MAGREF – A Multi-Subject Video Generation Framework Launched by ByteDance

What is MAGREF?

MAGREF (Masked Guidance for Any‑Reference Video Generation) is a multi-subject video generation framework developed by ByteDance. With just a single reference image and a text prompt, MAGREF can generate high-quality, identity-consistent videos that support single-person, multi-person, and complex interaction scenarios involving people, objects, and backgrounds. Leveraging region-aware dynamic masking and pixel-level channel concatenation mechanisms, MAGREF precisely replicates identity features while ensuring coordination and consistency between characters, objects, and backgrounds in the video.

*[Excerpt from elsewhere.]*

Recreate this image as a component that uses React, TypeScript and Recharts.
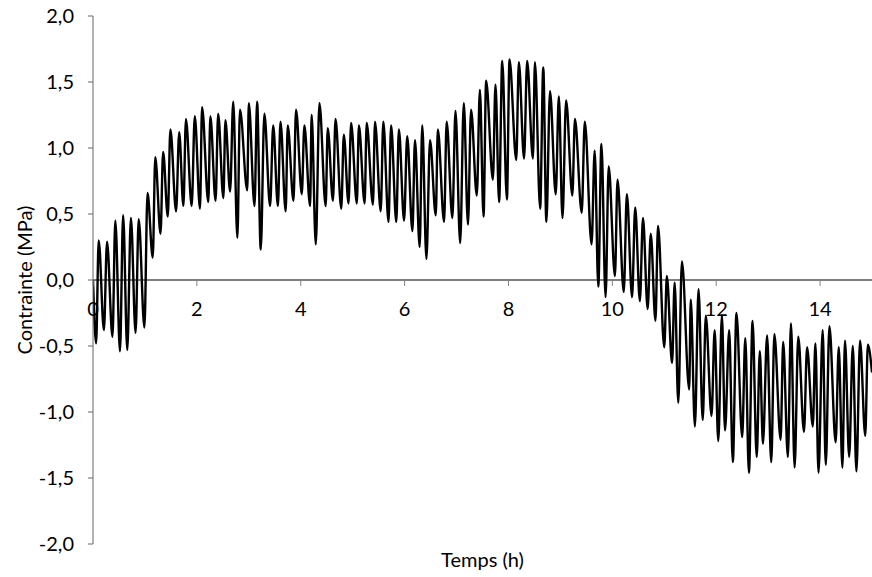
import React from 'react';
import { LineChart, Line, XAxis, YAxis, ReferenceLine } from 'recharts';

const TIMES = [
  0.0, 0.06, 0.11, 0.21, 0.27, 0.375, 0.43, 0.52, 0.58, 0.66, 0.73, 0.82, 0.88, 0.99,
  1.05, 1.15, 1.2, 1.3, 1.35, 1.44, 1.49, 1.6, 1.66, 1.74, 1.79, 1.9, 1.96,
  2.06, 2.1, 2.22, 2.26, 2.36, 2.41, 2.51, 2.55, 2.64, 2.7, 2.78, 2.83, 2.97,
  3.0, 3.11, 3.16, 3.23, 3.3, 3.41, 3.47, 3.56, 3.61, 3.71, 3.75, 3.86, 3.91,
  4.02, 4.07, 4.18, 4.21, 4.29, 4.36, 4.48, 4.52, 4.62, 4.67, 4.78, 4.83, 4.92, 4.97,
  5.08, 5.12, 5.23, 5.27, 5.39, 5.43, 5.54, 5.59, 5.69, 5.74, 5.84, 5.89, 5.99,
  6.05, 6.15, 6.2, 6.29, 6.34, 6.42, 6.49, 6.6, 6.64, 6.76, 6.81, 6.92, 6.98,
  7.07, 7.14, 7.22, 7.28, 7.39, 7.45, 7.52, 7.57, 7.7, 7.75, 7.82, 7.88, 7.97,
  8.02, 8.15, 8.2, 8.3, 8.36, 8.47, 8.51, 8.61, 8.67, 8.73, 8.8, 8.91, 8.97,
  9.04, 9.11, 9.23, 9.28, 9.41, 9.47, 9.6, 9.66, 9.73, 9.79, 9.87, 9.93,
  10.05, 10.1, 10.22, 10.28, 10.38, 10.44, 10.53, 10.59, 10.68, 10.74, 10.83, 10.88,
  11.0, 11.05, 11.15, 11.2, 11.27, 11.34, 11.48, 11.51, 11.59, 11.66, 11.74, 11.8, 11.91, 11.97,
  12.04, 12.11, 12.17, 12.25, 12.32, 12.39, 12.5, 12.56, 12.63, 12.7, 12.78, 12.84, 12.9, 12.98,
  13.06, 13.12, 13.24, 13.29, 13.38, 13.44, 13.51, 13.58, 13.69, 13.75, 13.86, 13.91, 13.97,
  14.05, 14.11, 14.18, 14.3, 14.36, 14.43, 14.48, 14.56, 14.63, 14.7, 14.77, 14.87, 14.92,
  15.0,
];

const STRESS = [
  0.0, -0.48, 0.3, -0.38, 0.29, -0.43, 0.45, -0.54, 0.49, -0.53, 0.47, -0.4, 0.46, -0.36,
  0.66, 0.17, 0.93, 0.35, 0.97, 0.48, 1.14, 0.52, 1.12, 0.56, 1.22, 0.56, 1.24,
  0.54, 1.31, 0.59, 1.24, 0.6, 1.26, 0.62, 1.21, 0.67, 1.35, 0.32, 1.29, 0.68,
  1.34, 0.56, 1.35, 0.23, 1.26, 0.56, 1.17, 0.56, 1.2, 0.52, 1.17, 0.6, 1.29,
  0.65, 1.17, 0.56, 1.25, 0.27, 1.34, 0.56, 1.15, 0.6, 1.22, 0.54, 1.1, 0.58, 1.19,
  0.58, 1.17, 0.58, 1.19, 0.57, 1.2, 0.52, 1.2, 0.44, 1.17, 0.44, 1.14, 0.45,
  1.09, 0.37, 1.06, 0.25, 1.17, 0.16, 1.06, 0.49, 1.14, 0.44, 1.2, 0.47, 1.28,
  0.28, 1.34, 0.42, 1.29, 0.64, 1.44, 0.48, 1.51, 0.76, 1.48, 0.59, 1.66, 0.61,
  1.67, 0.91, 1.65, 0.92, 1.66, 0.92, 1.65, 0.54, 1.61, 0.44, 1.43, 0.65, 1.39,
  0.47, 1.36, 0.64, 1.22, 0.51, 1.2, 0.27, 0.98, -0.05, 1.03, -0.13, 0.86,
  0.03, 0.76, -0.09, 0.65, -0.13, 0.55, -0.16, 0.47, -0.22, 0.35, -0.31, 0.41,
  -0.51, 0.03, -0.63, -0.02, -0.93, 0.14, -0.83, -0.15, -1.11, -0.07, -1.06, -0.27, -1.03, -0.38,
  -1.22, -0.27, -1.14, -0.38, -1.38, -0.25, -1.19, -0.44, -1.46, -0.31, -1.34, -0.54, -1.24, -0.42,
  -1.38, -0.41, -1.21, -0.47, -1.34, -0.33, -1.42, -0.43, -1.15, -0.51, -1.11, -0.48, -1.46,
  -0.38, -1.4, -0.35, -1.23, -0.51, -1.42, -0.46, -1.34, -0.5, -1.45, -0.46, -1.18, -0.49,
  -0.7,
];

const X_TICKS = [0, 2, 4, 6, 8, 10, 12, 14];
const Y_TICKS = [-2, -1.5, -1, -0.5, 0, 0.5, 1, 1.5, 2];
const X_DOMAIN = [0, 15];
const Y_DOMAIN = [-2, 2];
const X_TITLE = 'Temps (h)';
const Y_TITLE = 'Contrainte (MPa)';

const data = TIMES.map((t, i) => ({ t, v: STRESS[i] }));

const W = 872;
const H = 577;
const XAXIS_H = 33;
const MARGIN = { top: 16, right: 0, bottom: 0, left: 0 };
const YAXIS_W = 93;
const FONT = 'Lato, "Open Sans", sans-serif';
const FS = 20;
const PLOT_H = H - MARGIN.top - MARGIN.bottom - XAXIS_H;
const ZERO_Y = MARGIN.top + (PLOT_H * (Y_DOMAIN[1] - 0)) / (Y_DOMAIN[1] - Y_DOMAIN[0]);

const fmt = (v: number) => v.toFixed(1).replace('.', ',');

function XTick(props: any) {
  const { x, payload } = props;
  return (
    <g>
      <line x1={x} x2={x} y1={ZERO_Y} y2={ZERO_Y + 6} stroke="#808080" strokeWidth={1} />
      <text x={x} y={ZERO_Y + 36} textAnchor="middle" fontFamily={FONT} fontSize={FS} fill="#000">
        {payload.value}
      </text>
    </g>
  );
}

export default function App() {
  return (
    <div style={{ position: 'absolute', left: 0, top: 0, background: '#fff' }}>
      <LineChart width={W} height={H} data={data} margin={MARGIN}>
        <XAxis
          dataKey="t"
          type="number"
          domain={X_DOMAIN}
          ticks={X_TICKS}
          interval={0}
          height={XAXIS_H}
          axisLine={false}
          tickLine={false}
          tick={<XTick />}
          allowDataOverflow
          label={{
            value: X_TITLE,
            position: 'insideBottom',
            offset: 10,
            style: { fontFamily: FONT, fontSize: FS, fill: '#000' },
          }}
        />
        <YAxis
          type="number"
          domain={Y_DOMAIN}
          ticks={Y_TICKS}
          interval={0}
          width={YAXIS_W}
          tickFormatter={fmt}
          tickSize={5}
          tickMargin={14}
          axisLine={{ stroke: '#666', strokeWidth: 1 }}
          tickLine={{ stroke: '#666', strokeWidth: 1 }}
          tick={{ fontFamily: FONT, fontSize: FS, fill: '#000' }}
          allowDataOverflow
          label={{
            value: Y_TITLE,
            angle: -90,
            position: 'insideLeft',
            offset: 25,
            style: { fontFamily: FONT, fontSize: FS, fill: '#000', textAnchor: 'middle' },
          }}
        />
        <ReferenceLine y={0} stroke="#000" strokeWidth={1.2} />
        <Line
          type="monotone"
          dataKey="v"
          stroke="#000"
          strokeWidth={2.4}
          dot={false}
          isAnimationActive={false}
        />
      </LineChart>
    </div>
  );
}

It is well-suited for content creation, advertising, and other professional applications, showcasing strong generative capabilities and controllability.

Key Features of MAGREF

Multi-Subject Video Generation: Supports single-person scenes, multi-person interactions, and complex compositions involving people and objects or intricate backgrounds. It maintains strong identity consistency—no facial confusion, even with multiple subjects in the same frame.
High Consistency and Controllability: Generates identity-stable, naturally moving, and contextually coordinated videos from a single reference image and textual prompt. Offers precise control over character actions, facial expressions, environments, and lighting effects.
Complex Scene Handling: Enables interactions between people and objects (e.g., people interacting with pets or manipulating tools) and placement of characters in complex environments (e.g., urban streets, natural landscapes), producing semantically clear and stylistically coherent videos.
Efficiency and Versatility: Requires no task-specific model design. Built with minimal architectural changes and a unified training process, it adapts to a wide range of reference configurations.

Technical Highlights of MAGREF

Region-Aware Dynamic Masking Mechanism: Constructs a blank canvas in the generation space and randomly arranges the input reference images (such as faces, objects, backgrounds) on it. A spatial region mask is generated for each reference image, indicating its semantic position on the canvas. The model learns “who controls which part of the scene” based on these masks. This ensures consistent structure, avoids identity confusion, and preserves clear relationships—even when the number or order of reference images varies.
Pixel-Level Channel Concatenation Mechanism: Aligns and concatenates all reference images at the feature level, pixel by pixel. This avoids image blurring or semantic interference commonly caused by traditional token concatenation, thereby enhancing visual coherence and accurately restoring details like posture, clothing, and background.
Three-Stage Data Processing Pipeline:
1. Segment Filtering and Subtitle Generation: Semantic segments are extracted from raw videos, low-quality samples are filtered, and structured text is generated for each segment.
2. Subject Extraction and Mask Annotation: Key objects in videos (e.g., animals, clothing, props) are identified via label extraction and semantic segmentation, followed by post-processing to produce precise masks.
3. Face Recognition and Identity Modeling: Faces are detected, identities are assigned, and high-quality face images are selected to serve as reference inputs, ensuring consistent identity modeling during training.
Unified Model Based on DiT Architecture: Built on the Diffusion Transformer (DiT) architecture, MAGREF integrates masking guidance and channel concatenation mechanisms. This unified model design enables support for various complex video generation tasks without needing task-specific architectures, striking a balance between strong generalization and high controllability.

Project Links

Official Website: https://magref-video.github.io/magref.github.io/
GitHub Repository: https://github.com/MAGREF-Video/MAGREF

Application Scenarios of MAGREF

Content Creation & Entertainment: Ideal for personal short videos, creative video production, virtual character generation, movie effects, and game development—stimulating creativity while reducing production costs.
Education: Facilitates history reenactments, scientific demonstrations, and language learning videos, helping students understand concepts visually and enhancing teaching outcomes.
Advertising & Marketing: Quickly generates high-quality advertising videos, branded content, and live-commerce material, boosting engagement and visual appeal.
Virtual & Augmented Reality: Enhances the realism of VR content and seamlessly integrates virtual elements into real-world scenes for better immersive experiences.
Social Media & Enterprise Applications: Generates personalized, interactive, promotional, or training videos, meeting the needs of both individual users and businesses.